Raw data:
··········

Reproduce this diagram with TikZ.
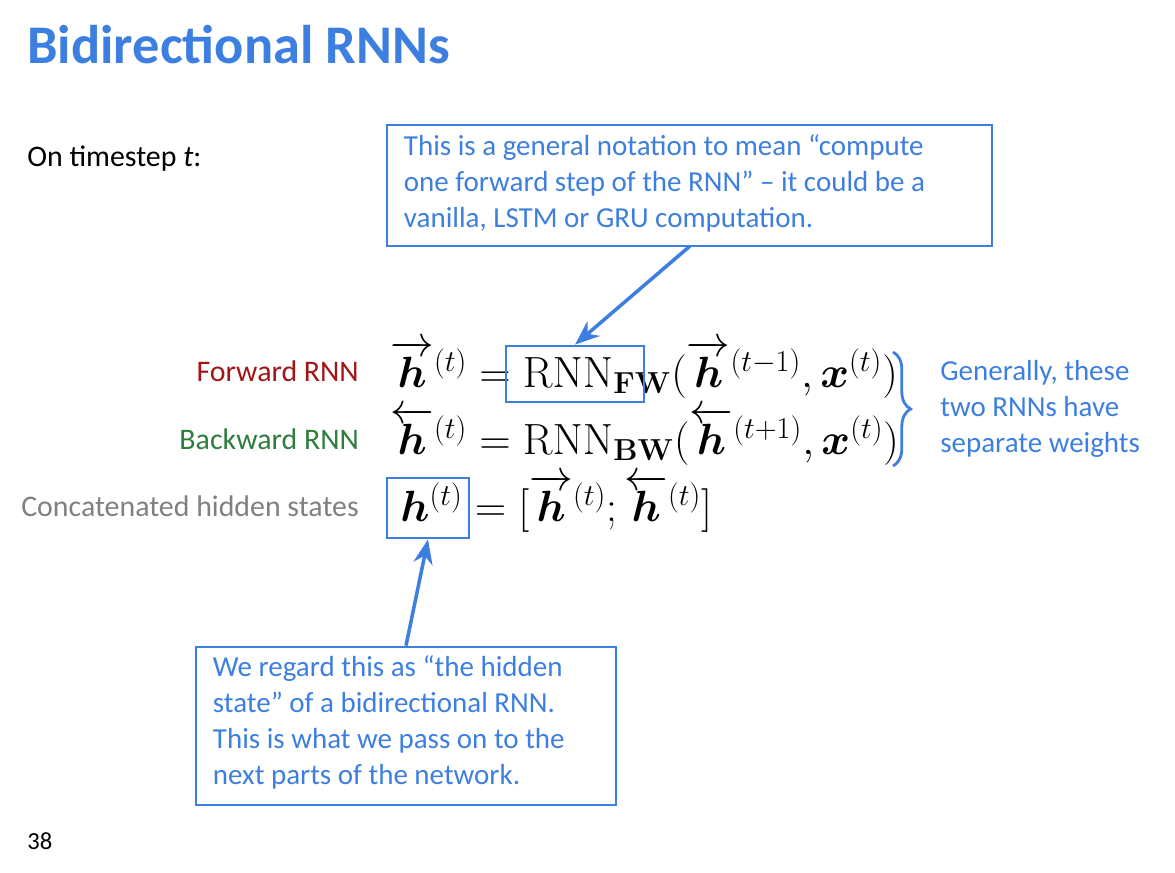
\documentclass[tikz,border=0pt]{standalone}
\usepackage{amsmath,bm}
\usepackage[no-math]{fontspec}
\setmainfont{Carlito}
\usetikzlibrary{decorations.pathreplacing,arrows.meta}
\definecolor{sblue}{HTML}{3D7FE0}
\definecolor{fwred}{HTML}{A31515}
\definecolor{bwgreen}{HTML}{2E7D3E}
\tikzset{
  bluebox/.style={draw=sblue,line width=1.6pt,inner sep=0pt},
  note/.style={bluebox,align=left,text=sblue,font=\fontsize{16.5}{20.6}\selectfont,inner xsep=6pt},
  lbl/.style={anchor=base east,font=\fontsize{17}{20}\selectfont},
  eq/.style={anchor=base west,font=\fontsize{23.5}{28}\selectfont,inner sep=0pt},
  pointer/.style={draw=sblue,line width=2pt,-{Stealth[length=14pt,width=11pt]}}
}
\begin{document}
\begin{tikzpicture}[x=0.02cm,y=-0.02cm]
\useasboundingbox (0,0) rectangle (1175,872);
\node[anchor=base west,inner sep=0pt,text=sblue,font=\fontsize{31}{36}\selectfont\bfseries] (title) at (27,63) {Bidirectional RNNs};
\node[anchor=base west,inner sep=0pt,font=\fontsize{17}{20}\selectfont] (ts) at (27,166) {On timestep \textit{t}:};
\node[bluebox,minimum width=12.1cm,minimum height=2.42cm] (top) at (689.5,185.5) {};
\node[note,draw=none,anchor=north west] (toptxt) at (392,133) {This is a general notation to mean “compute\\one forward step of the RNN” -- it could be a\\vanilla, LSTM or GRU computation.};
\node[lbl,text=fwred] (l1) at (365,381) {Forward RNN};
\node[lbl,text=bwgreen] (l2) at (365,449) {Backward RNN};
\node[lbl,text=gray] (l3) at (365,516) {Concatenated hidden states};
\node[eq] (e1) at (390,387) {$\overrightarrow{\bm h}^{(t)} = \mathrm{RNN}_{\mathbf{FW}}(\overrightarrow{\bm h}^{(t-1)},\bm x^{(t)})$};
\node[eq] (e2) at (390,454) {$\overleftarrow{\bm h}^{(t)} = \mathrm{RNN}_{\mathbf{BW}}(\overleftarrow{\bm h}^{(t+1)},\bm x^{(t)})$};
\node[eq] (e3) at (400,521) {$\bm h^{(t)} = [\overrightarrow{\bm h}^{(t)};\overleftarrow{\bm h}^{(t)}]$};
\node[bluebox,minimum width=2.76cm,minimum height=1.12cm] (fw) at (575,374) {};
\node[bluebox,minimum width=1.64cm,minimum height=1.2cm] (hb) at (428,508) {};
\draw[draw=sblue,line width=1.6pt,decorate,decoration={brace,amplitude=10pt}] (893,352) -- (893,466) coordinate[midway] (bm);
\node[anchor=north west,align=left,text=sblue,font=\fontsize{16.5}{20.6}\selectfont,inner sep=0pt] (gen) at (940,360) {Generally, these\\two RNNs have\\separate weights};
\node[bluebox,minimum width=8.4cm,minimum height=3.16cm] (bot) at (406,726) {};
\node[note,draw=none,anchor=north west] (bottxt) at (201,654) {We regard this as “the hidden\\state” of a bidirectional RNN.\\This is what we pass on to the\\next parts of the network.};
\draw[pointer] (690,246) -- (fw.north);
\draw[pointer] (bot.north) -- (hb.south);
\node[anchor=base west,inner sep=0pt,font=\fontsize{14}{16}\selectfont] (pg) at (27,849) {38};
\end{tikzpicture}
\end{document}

··········

Given instruction: Restate the data above word for word. Skip every picture.

Exercise response:
Reproduce this diagram with TikZ.
\documentclass[tikz,border=0pt]{standalone}
\usepackage{amsmath,bm}
\usepackage[no-math]{fontspec}
\setmainfont{Carlito}
\usetikzlibrary{decorations.pathreplacing,arrows.meta}
\definecolor{sblue}{HTML}{3D7FE0}
\definecolor{fwred}{HTML}{A31515}
\definecolor{bwgreen}{HTML}{2E7D3E}
\tikzset{
  bluebox/.style={draw=sblue,line width=1.6pt,inner sep=0pt},
  note/.style={bluebox,align=left,text=sblue,font=\fontsize{16.5}{20.6}\selectfont,inner xsep=6pt},
  lbl/.style={anchor=base east,font=\fontsize{17}{20}\selectfont},
  eq/.style={anchor=base west,font=\fontsize{23.5}{28}\selectfont,inner sep=0pt},
  pointer/.style={draw=sblue,line width=2pt,-{Stealth[length=14pt,width=11pt]}}
}
\begin{document}
\begin{tikzpicture}[x=0.02cm,y=-0.02cm]
\useasboundingbox (0,0) rectangle (1175,872);
\node[anchor=base west,inner sep=0pt,text=sblue,font=\fontsize{31}{36}\selectfont\bfseries] (title) at (27,63) {Bidirectional RNNs};
\node[anchor=base west,inner sep=0pt,font=\fontsize{17}{20}\selectfont] (ts) at (27,166) {On timestep \textit{t}:};
\node[bluebox,minimum width=12.1cm,minimum height=2.42cm] (top) at (689.5,185.5) {};
\node[note,draw=none,anchor=north west] (toptxt) at (392,133) {This is a general notation to mean “compute\\one forward step of the RNN” -- it could be a\\vanilla, LSTM or GRU computation.};
\node[lbl,text=fwred] (l1) at (365,381) {Forward RNN};
\node[lbl,text=bwgreen] (l2) at (365,449) {Backward RNN};
\node[lbl,text=gray] (l3) at (365,516) {Concatenated hidden states};
\node[eq] (e1) at (390,387) {$\overrightarrow{\bm h}^{(t)} = \mathrm{RNN}_{\mathbf{FW}}(\overrightarrow{\bm h}^{(t-1)},\bm x^{(t)})$};
\node[eq] (e2) at (390,454) {$\overleftarrow{\bm h}^{(t)} = \mathrm{RNN}_{\mathbf{BW}}(\overleftarrow{\bm h}^{(t+1)},\bm x^{(t)})$};
\node[eq] (e3) at (400,521) {$\bm h^{(t)} = [\overrightarrow{\bm h}^{(t)};\overleftarrow{\bm h}^{(t)}]$};
\node[bluebox,minimum width=2.76cm,minimum height=1.12cm] (fw) at (575,374) {};
\node[bluebox,minimum width=1.64cm,minimum height=1.2cm] (hb) at (428,508) {};
\draw[draw=sblue,line width=1.6pt,decorate,decoration={brace,amplitude=10pt}] (893,352) -- (893,466) coordinate[midway] (bm);
\node[anchor=north west,align=left,text=sblue,font=\fontsize{16.5}{20.6}\selectfont,inner sep=0pt] (gen) at (940,360) {Generally, these\\two RNNs have\\separate weights};
\node[bluebox,minimum width=8.4cm,minimum height=3.16cm] (bot) at (406,726) {};
\node[note,draw=none,anchor=north west] (bottxt) at (201,654) {We regard this as “the hidden\\state” of a bidirectional RNN.\\This is what we pass on to the\\next parts of the network.};
\draw[pointer] (690,246) -- (fw.north);
\draw[pointer] (bot.north) -- (hb.south);
\node[anchor=base west,inner sep=0pt,font=\fontsize{14}{16}\selectfont] (pg) at (27,849) {38};
\end{tikzpicture}
\end{document}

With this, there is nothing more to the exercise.